Hydrolysis vs. Condensation

Difference Between Hydrolysis And Condensation

Hydrolysis

Hydrolysis is a chemical reaction in which water is one of the reactants. It is often a decomposition process in which the water breaks apart the other reactant to form two or more different compounds. This is implied in the term, which comes from Greek words meaning “water” and “dissolution.” In some hydrolysis reactions, however, a water molecule reacts with the other compound by adding on to it. Catalysts are often used to bring about hydrolysis.

In inorganic chemistry, hydrolysis commonly refers to the reaction of water with a dissolved salt. The result of the reaction and the equilibrium it reaches depend on the salt. For example, when the salt of a strong acid and a weak base is dissolved in water, the solution becomes acidic, because a proton is transferred to the water molecule.

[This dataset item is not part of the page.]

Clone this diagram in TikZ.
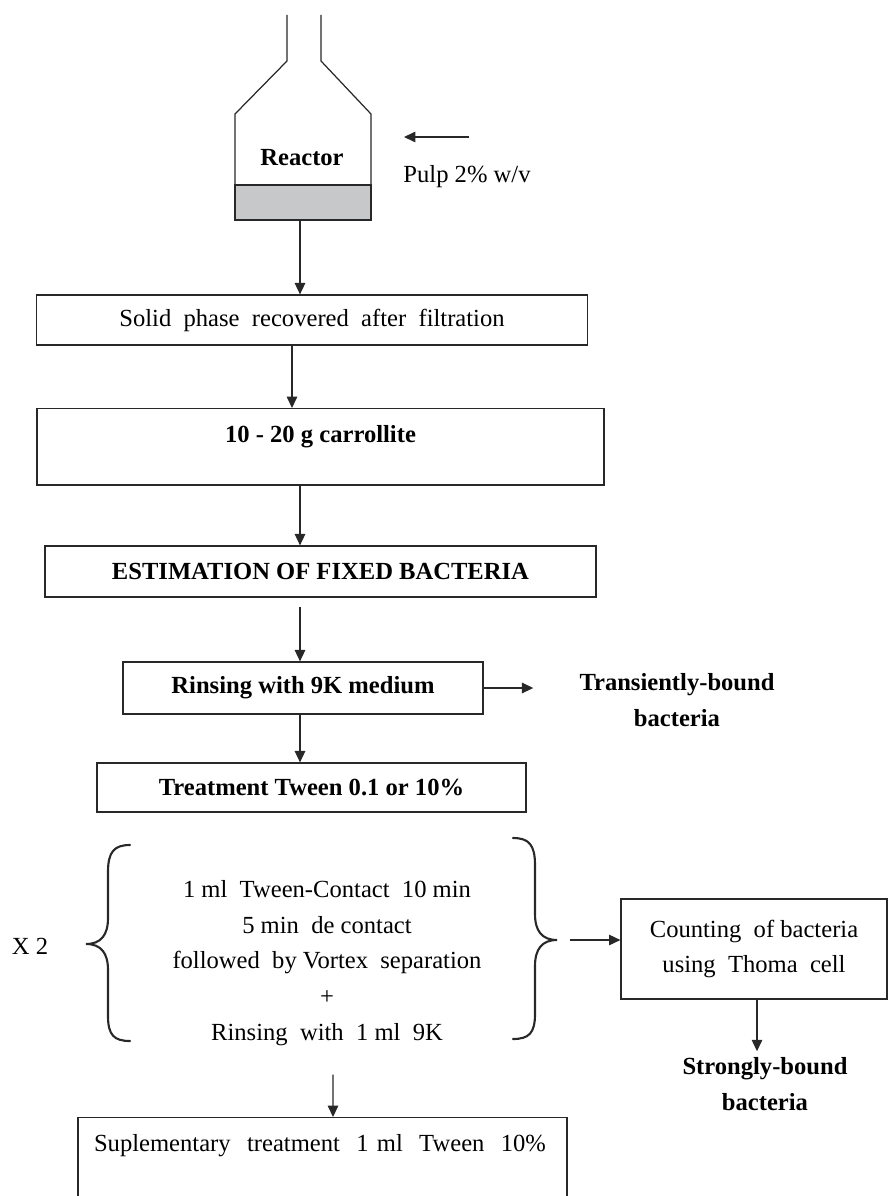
\documentclass[tikz,border=0pt]{standalone}
\usepackage{fontspec}
\setmainfont{Liberation Serif}
\usepackage{xcolor}
\usetikzlibrary{arrows.meta,positioning,calc}

\definecolor{ink}{RGB}{40,40,40}
\definecolor{bandgray}{RGB}{199,200,202}

\begin{document}
\begin{tikzpicture}[
  x=0.02cm, y=-0.02cm,
  >={Triangle[length=6.5pt,width=6pt]},
  font=\fontsize{14}{20.4}\selectfont,
  stepbox/.style={rectangle, draw=ink, line width=0.7pt},
  tallbox/.style={stepbox, anchor=north, text height=10pt, inner ysep=9pt},
  flow/.style={->, line width=0.7pt, ink},
  vessel/.style={line width=0.7pt, ink},
  curly/.style={line width=1.2pt, ink, line cap=round},
  tag/.style={align=center, font=\fontsize{14}{20.4}\selectfont\bfseries},
]
\useasboundingbox (0,0) rectangle (889,1196);
\clip (0,0) rectangle (889,1196);

% Reactor with its settled solid layer
\draw[vessel] (287,15) -- (287,61) -- (235,114) -- (235,185);
\draw[vessel] (371,185) -- (371,114) -- (321,61) -- (321,15);
\filldraw[vessel, fill=bandgray] (235,185) rectangle (371,220);
\node[font=\fontsize{14}{20.4}\selectfont\bfseries] (reactor) at (302,158) {Reactor};
\coordinate (rout) at (300,220);

% Pulp feed
\coordinate (pin) at (469,137);
\coordinate (pout) at (404,137);
\draw[flow] (pin) -- (pout);
\node (pulp) at (467,177) {Pulp 2\% w/v};

% Main chain of steps
\node[stepbox, minimum width=11.02cm, minimum height=1cm] (solid) at (312,320)
  {Solid \ phase \ recovered \ after \ filtration};
\node[tallbox, minimum width=11.34cm, text depth=15.5pt, font=\fontsize{14}{20.4}\selectfont\bfseries]
  (carr) at (320.5,408) {10 - 20 g carrollite};
\node[stepbox, minimum width=11.02cm, minimum height=1.02cm, font=\fontsize{14}{20.4}\selectfont\bfseries]
  (estim) at (320.5,571.5) {ESTIMATION OF FIXED BACTERIA};
\node[stepbox, minimum width=7.2cm, minimum height=1.04cm, font=\fontsize{14}{20.4}\selectfont\bfseries]
  (rins) at (303,688) {Rinsing with 9K medium};
\node[tag] (trans) at (677,700) {Transiently-bound\\bacteria};
\node[stepbox, minimum width=8.58cm, minimum height=0.98cm, font=\fontsize{14}{20.4}\selectfont\bfseries]
  (treat) at (311.5,787.5) {Treatment Tween 0.1 or 10\%};

% Repeated Tween cycle (x2)
\node[align=center] (cycle) at (327,963)
  {1 ml \ Tween-Contact \ 10 min\\5 min \ de contact\\followed \ by Vortex \ separation\\+\\Rinsing \ with \ 1 ml \ 9K};
\draw[curly] (130,845) .. controls (114,845) and (108,852) .. (108,872)
  -- (108,918) .. controls (108,935) and (101,944) .. (86,944)
  .. controls (101,944) and (108,953) .. (108,970)
  -- (108,1016) .. controls (108,1035) and (114,1041) .. (130,1041);
\draw[curly] (513,838) .. controls (529,838) and (535,845) .. (535,865)
  -- (535,914) .. controls (535,931) and (542,940) .. (557,940)
  .. controls (542,940) and (535,949) .. (535,966)
  -- (535,1014) .. controls (535,1033) and (529,1039) .. (513,1039);
\node (times) at (30,946) {X 2};
\coordinate (bout) at (570,940);

\node[stepbox, minimum width=5.32cm, minimum height=2cm, align=center] (count) at (754,949)
  {Counting \ of bacteria\\using \ Thoma \ cell};
\node[tag] (strong) at (765,1084) {Strongly-bound\\bacteria};

\node[tallbox, text width=9.14cm, inner xsep=0.32cm, align=left, text depth=60pt]
  (sup) at (322.5,1117) {Suplementary \ treatment \ 1 ml \ Tween \ 10\%};

% Arrows
\draw[flow] (rout) -- (rout |- solid.north);
\draw[flow] ($(solid.south)+(-20,0)$) -- ($(carr.north)+(-28.5,0)$);
\draw[flow] ($(carr.south)+(-20.5,0)$) -- ($(estim.north)+(-20.5,0)$);
\draw[flow, shorten <=0.18cm] ($(estim.south)+(-20.5,0)$) -- ($(rins.north)+(-3,0)$);
\draw[flow] ($(rins.south)+(-3,0)$) -- ($(treat.north)+(-11.5,0)$);
\draw[flow, shorten >=0.8cm] (rins.east) -- (rins.east -| trans.west);
\draw[flow] (bout) -- (bout -| count.west);
\draw[flow] ($(count.south)+(3,0)$) -- ($(strong.north)+(-8,0)$);
\draw[flow, shorten <=0.45cm] ($(cycle.south)+(6,0)$) -- ($(sup.north)+(10.5,0)$);

\end{tikzpicture}
\end{document}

The reverse is true with the salt of a weak acid and a strong base. The water molecule loses a proton to form the hydroxyl ion (OH−), and the solution becomes basic.

Similar reactions take place in organic chemistry and biochemistry. Typical organic hydrolyzations are the splitting of fats into fatty acids and glycerol, starch into sugars, and proteins into simpler peptides or amino acids. Enzymes act as catalysts in living organisms.

Condensation

Condensation applies to various physical and chemical transformations of matter. From the physical standpoint, condensation usually refers to the transformation of a substance from the gaseous to the liquid or solid state. In order to condense a gas, it must be compressed and cooled. Above a certain temperature, known as the critical temperature, the gas can be subjected to pressure without any condensation occurring. Below the critical temperature, the gas is commonly referred to as a vapor. In the condensation of a vapor to a liquid, the heat of vaporization must be removed. An apparatus used to effect this heat transfer is called a condenser.

Clouds (which consist of tiny particles of water) and precipitation are clear evidence that water vapor in the atmosphere condenses into the liquid or solid state. Condensation is greatly facilitated by the presence of condensation nuclei, such as smoke particles, ions, and minute salt crystals. In the absence of such nuclei, a gas may become highly supersaturated before condensation occurs.